The last couple times I’ve talked to long-distance friends who ask, “What have you been up to?”, my answer has been along the lines of, “Not much, but in a good way?”
I started a project to copy over all of my old blog posts from living in Greece into a PDF so that I can print it and read about my adventures in book format. Reflecting upon who I used to be throws my current life into a starker contrast than I usually observe. On the one hand, I love that I used to process nearly every day through journaling – something I recommend to counselling clients but rarely do myself anymore! – and I was sharing all kinds of information that I learned about or was thinking about. It makes me wonder if I don’t consider things on that deeper level anymore.
But also, maybe that’s okay?? My life used to be consumed with drive and ambition and the desire to DO MORE, BE MORE, PROVE YOURSELF. It was great for my 20s. There’s an aspect of that mindset that still feels magical to me. But now I’m 36, married, and I have a steady job with an appropriate paycheque (I could write 20,000 blog posts extolling the joy of being PAID A LIVING WAGE, holy cow, I went the majority of my working life without it like an innocent dummy). I’m a boring person now!

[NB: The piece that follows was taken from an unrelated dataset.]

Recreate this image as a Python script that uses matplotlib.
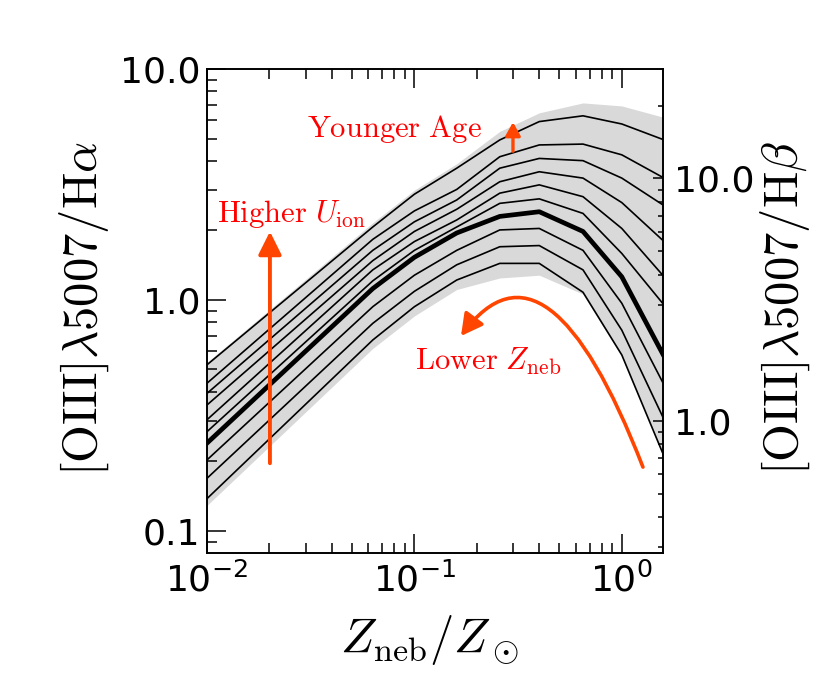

And I have mixed feelings about that.
As I’m typing this in my bed, my 11-month-old kitten is attempting to give herself a bath but getting distracted by attacking her own feet. In the other room (this is an apartment in Vancouver, so there is just “the room I’m in and the other room”), my wife is playing multiplayer games on the computer while the eldest and best cat is sleeping in his cat cave. The sun is pretty much set. I spent the day driving to thrift stores in small towns outside of the city because I only had clients in the morning and I wanted to get out. I came home and read a book while walking in circles around our kitchen to get 10,000 steps.
This is my life! It is all rather mundane when written out in a paragraph like that. Tricia of a decade ago would have been appalled that this passed for a Good Day. But it super was. I made dinner for my wife, and we ate together while watching Adventure Time. I realized we were approaching not only our 1-year married anniversary but also our 5-years together anniversary, and we high-fived and congratulated ourselves on having properly made it. Before she could get up, I awkwardly tackled her/wouldn’t stop holding on to her, and then we play-fought and giggled before separating to our separate evening activities.
I feel the shift in me, where I’m no longer as concerned with the big Saving the World goals. I’m a counsellor, and I love my job and the varying levels of meaning that it provides to me. But I really find meaning in caring for my wife and my cats, in playing games with friends and attending birthday parties, in reading a good book and immediately picking up the next.